----- Recorded data

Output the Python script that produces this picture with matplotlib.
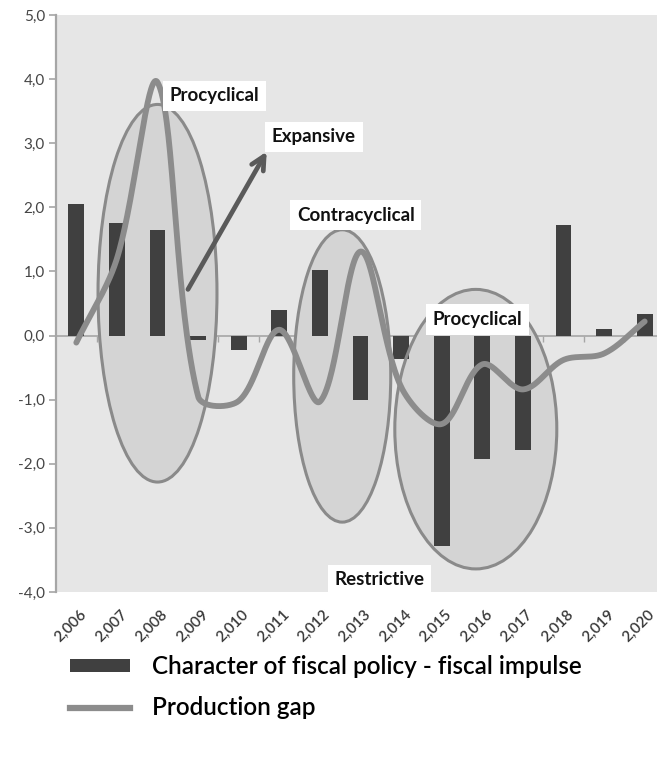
import numpy as np
import matplotlib
matplotlib.use("Agg")
import matplotlib.pyplot as plt
import matplotlib.transforms as mtransforms
from matplotlib.patches import Ellipse, Patch
from matplotlib.lines import Line2D

# ---- data -------------------------------------------------------------
years = ['2,006', '2,007', '2,008', '2,009', '2,010', '2,011', '2,012', '2,013',
         '2,014', '2,015', '2,016', '2,017', '2,018', '2,019', '2,020']
fiscal_impulse = [2.05, 1.76, 1.64, -0.07, -0.22, 0.40, 1.03, -1.01,
                  -0.36, -3.29, -1.92, -1.79, 1.73, 0.10, 0.34]
production_gap = [-0.11, 1.20, 3.95, -0.95, -1.02, 0.09, -1.03, 1.31,
                  -0.80, -1.38, -0.45, -0.84, -0.38, -0.28, 0.22]
y_ticks = [-4, -3, -2, -1, 0, 1, 2, 3, 4, 5]
y_tick_labels = ['-4,0', '-3,0', '-2,0', '-1,0', '0,0', '1,0', '2,0', '3,0', '4,0', '5,0']
series_names = ['Character of fiscal policy - fiscal impulse', 'Production gap']

# highlighted phases: (centre x, centre y, width, height)
phase_ellipses = [(2.0, 0.66, 2.93, 5.89),
                  (6.55, -0.63, 2.39, 4.56),
                  (9.84, -1.46, 3.99, 4.36)]
phase_labels = [('Procyclical', 2.30, 3.74),
                ('Expansive', 4.82, 3.10),
                ('Contracyclical', 5.43, 1.88),
                ('Procyclical', 8.78, 0.25),
                ('Restrictive', 6.37, -3.81)]

plt.rcParams['font.family'] = ['Lato', 'DejaVu Sans']

BAR = '#404040'
LINE = '#8c8c8c'
BG = '#e6e6e6'
AXIS = '#a6a6a6'


def smooth(ax, values, samples=60):
    """Bezier smoothing through every point; tangents are split in proportion
    to the on-screen length of the neighbouring segments."""
    pts = ax.transData.transform(np.column_stack([np.arange(len(values)), values]))
    n = len(pts)
    seg = np.hypot(*np.diff(pts, axis=0).T)
    out_ctrl = np.zeros_like(pts)
    in_ctrl = np.zeros_like(pts)
    for i in range(n):
        prev = pts[i - 1] if i > 0 else pts[i]
        nxt = pts[i + 1] if i < n - 1 else pts[i]
        tan = nxt - prev
        d_prev = seg[i - 1] if i > 0 else 0.0
        d_next = seg[i] if i < n - 1 else 0.0
        total = d_prev + d_next
        out_ctrl[i] = pts[i] + tan * (d_next / total) / 3
        in_ctrl[i] = pts[i] - tan * (d_prev / total) / 3
    t = np.linspace(0, 1, samples)[:, None]
    curve = []
    for i in range(n - 1):
        p0, c1, c2, p3 = pts[i], out_ctrl[i], in_ctrl[i + 1], pts[i + 1]
        b = ((1 - t) ** 3 * p0 + 3 * (1 - t) ** 2 * t * c1
             + 3 * (1 - t) * t ** 2 * c2 + t ** 3 * p3)
        curve.append(b if i == 0 else b[1:])
    curve = ax.transData.inverted().transform(np.vstack(curve))
    return curve[:, 0], curve[:, 1]


fig = plt.figure(figsize=(6.57, 7.78), dpi=100)
ax = fig.add_axes([56 / 657, 1 - 592 / 778, 609 / 657, 577 / 778])
ax.set_facecolor(BG)

x = np.arange(len(years))
ax.set_xlim(-0.5, len(years) - 0.5)
ax.set_ylim(-4, 5)

# shaded phase ellipses
for cx, cy, w, h in phase_ellipses:
    ax.add_patch(Ellipse((cx, cy), w, h, facecolor='#d4d4d4', edgecolor='none', zorder=1))
    ax.add_patch(Ellipse((cx, cy), w, h, facecolor='none', edgecolor='#8a8a8a',
                         linewidth=2.2, zorder=2.5))

ax.bar(x, fiscal_impulse, width=0.39, color=BAR, zorder=2)

sx, sy = smooth(ax, production_gap)
ax.plot(sx, sy, color=LINE, linewidth=4.2, solid_capstyle='round', zorder=3)

# y axis
ax.set_yticks(y_ticks)
ax.set_yticklabels(y_tick_labels, fontsize=11, color='#454545')
ax.tick_params(axis='y', length=5, width=1.2, color=AXIS, pad=3)
ax.spines['left'].set_color(AXIS)
ax.spines['left'].set_linewidth(1.6)
for s in ('top', 'right', 'bottom'):
    ax.spines[s].set_visible(False)

# category labels along the bottom
ax.set_xticks(x)
ax.set_xticklabels(years, rotation=45, ha='right', va='top',
                   rotation_mode='anchor', fontsize=11, fontweight='semibold',
                   color='#3a3a3a')
ax.tick_params(axis='x', length=0, pad=11)
shift = mtransforms.ScaledTranslation(3 / 100, 0, fig.dpi_scale_trans)
for lbl in ax.get_xticklabels():
    lbl.set_transform(lbl.get_transform() + shift)

# zero line with category separators
zero_pos = (0 - (-4)) / (5 - (-4))
zero_axis = ax.secondary_xaxis(zero_pos)
zero_axis.set_xticks(np.arange(0.5, len(years) - 0.5, 1.0))
zero_axis.set_xticklabels([])
zero_axis.tick_params(axis='x', length=4, width=1, color=AXIS, direction='out')
zero_axis.spines['bottom'].set_color(AXIS)
zero_axis.spines['bottom'].set_linewidth(1.2)

# arrow
ax.annotate('', xy=(4.69, 2.87), xytext=(2.75, 0.72),
            arrowprops=dict(arrowstyle='->', color='#5a5a5a', lw=3.4,
                            mutation_scale=24, shrinkA=0, shrinkB=0),
            zorder=4)

# phase labels
for text, tx, ty in phase_labels:
    ax.text(tx, ty, text, fontsize=13.5, fontweight='bold', color='#111111',
            ha='left', va='center', zorder=5,
            bbox=dict(boxstyle='square,pad=0.35', facecolor='white', edgecolor='none'))

# legend
handles = [Patch(facecolor=BAR, edgecolor='none'),
           Line2D([], [], color=LINE, linewidth=4.5)]
fig.legend(handles, series_names, loc='upper left',
           bbox_to_anchor=(70 / 657, 1 - 655 / 778), frameon=False,
           prop=dict(size=17.5, weight='semibold'),
           handlelength=2.47, handleheight=0.42, handletextpad=0.9,
           labelspacing=0.75, borderpad=0, borderaxespad=0)

fig.savefig('out.png', dpi=100)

----------

● Your goal:
Every line is to be duplicated exactly, though pictures stay out.

● Response:
Output the Python script that produces this picture with matplotlib.
import numpy as np
import matplotlib
matplotlib.use("Agg")
import matplotlib.pyplot as plt
import matplotlib.transforms as mtransforms
from matplotlib.patches import Ellipse, Patch
from matplotlib.lines import Line2D

# ---- data -------------------------------------------------------------
years = ['2,006', '2,007', '2,008', '2,009', '2,010', '2,011', '2,012', '2,013',
         '2,014', '2,015', '2,016', '2,017', '2,018', '2,019', '2,020']
fiscal_impulse = [2.05, 1.76, 1.64, -0.07, -0.22, 0.40, 1.03, -1.01,
                  -0.36, -3.29, -1.92, -1.79, 1.73, 0.10, 0.34]
production_gap = [-0.11, 1.20, 3.95, -0.95, -1.02, 0.09, -1.03, 1.31,
                  -0.80, -1.38, -0.45, -0.84, -0.38, -0.28, 0.22]
y_ticks = [-4, -3, -2, -1, 0, 1, 2, 3, 4, 5]
y_tick_labels = ['-4,0', '-3,0', '-2,0', '-1,0', '0,0', '1,0', '2,0', '3,0', '4,0', '5,0']
series_names = ['Character of fiscal policy - fiscal impulse', 'Production gap']

# highlighted phases: (centre x, centre y, width, height)
phase_ellipses = [(2.0, 0.66, 2.93, 5.89),
                  (6.55, -0.63, 2.39, 4.56),
                  (9.84, -1.46, 3.99, 4.36)]
phase_labels = [('Procyclical', 2.30, 3.74),
                ('Expansive', 4.82, 3.10),
                ('Contracyclical', 5.43, 1.88),
                ('Procyclical', 8.78, 0.25),
                ('Restrictive', 6.37, -3.81)]

plt.rcParams['font.family'] = ['Lato', 'DejaVu Sans']

BAR = '#404040'
LINE = '#8c8c8c'
BG = '#e6e6e6'
AXIS = '#a6a6a6'


def smooth(ax, values, samples=60):
    """Bezier smoothing through every point; tangents are split in proportion
    to the on-screen length of the neighbouring segments."""
    pts = ax.transData.transform(np.column_stack([np.arange(len(values)), values]))
    n = len(pts)
    seg = np.hypot(*np.diff(pts, axis=0).T)
    out_ctrl = np.zeros_like(pts)
    in_ctrl = np.zeros_like(pts)
    for i in range(n):
        prev = pts[i - 1] if i > 0 else pts[i]
        nxt = pts[i + 1] if i < n - 1 else pts[i]
        tan = nxt - prev
        d_prev = seg[i - 1] if i > 0 else 0.0
        d_next = seg[i] if i < n - 1 else 0.0
        total = d_prev + d_next
        out_ctrl[i] = pts[i] + tan * (d_next / total) / 3
        in_ctrl[i] = pts[i] - tan * (d_prev / total) / 3
    t = np.linspace(0, 1, samples)[:, None]
    curve = []
    for i in range(n - 1):
        p0, c1, c2, p3 = pts[i], out_ctrl[i], in_ctrl[i + 1], pts[i + 1]
        b = ((1 - t) ** 3 * p0 + 3 * (1 - t) ** 2 * t * c1
             + 3 * (1 - t) * t ** 2 * c2 + t ** 3 * p3)
        curve.append(b if i == 0 else b[1:])
    curve = ax.transData.inverted().transform(np.vstack(curve))
    return curve[:, 0], curve[:, 1]


fig = plt.figure(figsize=(6.57, 7.78), dpi=100)
ax = fig.add_axes([56 / 657, 1 - 592 / 778, 609 / 657, 577 / 778])
ax.set_facecolor(BG)

x = np.arange(len(years))
ax.set_xlim(-0.5, len(years) - 0.5)
ax.set_ylim(-4, 5)

# shaded phase ellipses
for cx, cy, w, h in phase_ellipses:
    ax.add_patch(Ellipse((cx, cy), w, h, facecolor='#d4d4d4', edgecolor='none', zorder=1))
    ax.add_patch(Ellipse((cx, cy), w, h, facecolor='none', edgecolor='#8a8a8a',
                         linewidth=2.2, zorder=2.5))

ax.bar(x, fiscal_impulse, width=0.39, color=BAR, zorder=2)

sx, sy = smooth(ax, production_gap)
ax.plot(sx, sy, color=LINE, linewidth=4.2, solid_capstyle='round', zorder=3)

# y axis
ax.set_yticks(y_ticks)
ax.set_yticklabels(y_tick_labels, fontsize=11, color='#454545')
ax.tick_params(axis='y', length=5, width=1.2, color=AXIS, pad=3)
ax.spines['left'].set_color(AXIS)
ax.spines['left'].set_linewidth(1.6)
for s in ('top', 'right', 'bottom'):
    ax.spines[s].set_visible(False)

# category labels along the bottom
ax.set_xticks(x)
ax.set_xticklabels(years, rotation=45, ha='right', va='top',
                   rotation_mode='anchor', fontsize=11, fontweight='semibold',
                   color='#3a3a3a')
ax.tick_params(axis='x', length=0, pad=11)
shift = mtransforms.ScaledTranslation(3 / 100, 0, fig.dpi_scale_trans)
for lbl in ax.get_xticklabels():
    lbl.set_transform(lbl.get_transform() + shift)

# zero line with category separators
zero_pos = (0 - (-4)) / (5 - (-4))
zero_axis = ax.secondary_xaxis(zero_pos)
zero_axis.set_xticks(np.arange(0.5, len(years) - 0.5, 1.0))
zero_axis.set_xticklabels([])
zero_axis.tick_params(axis='x', length=4, width=1, color=AXIS, direction='out')
zero_axis.spines['bottom'].set_color(AXIS)
zero_axis.spines['bottom'].set_linewidth(1.2)

# arrow
ax.annotate('', xy=(4.69, 2.87), xytext=(2.75, 0.72),
            arrowprops=dict(arrowstyle='->', color='#5a5a5a', lw=3.4,
                            mutation_scale=24, shrinkA=0, shrinkB=0),
            zorder=4)

# phase labels
for text, tx, ty in phase_labels:
    ax.text(tx, ty, text, fontsize=13.5, fontweight='bold', color='#111111',
            ha='left', va='center', zorder=5,
            bbox=dict(boxstyle='square,pad=0.35', facecolor='white', edgecolor='none'))

# legend
handles = [Patch(facecolor=BAR, edgecolor='none'),
           Line2D([], [], color=LINE, linewidth=4.5)]
fig.legend(handles, series_names, loc='upper left',
           bbox_to_anchor=(70 / 657, 1 - 655 / 778), frameon=False,
           prop=dict(size=17.5, weight='semibold'),
           handlelength=2.47, handleheight=0.42, handletextpad=0.9,
           labelspacing=0.75, borderpad=0, borderaxespad=0)

fig.savefig('out.png', dpi=100)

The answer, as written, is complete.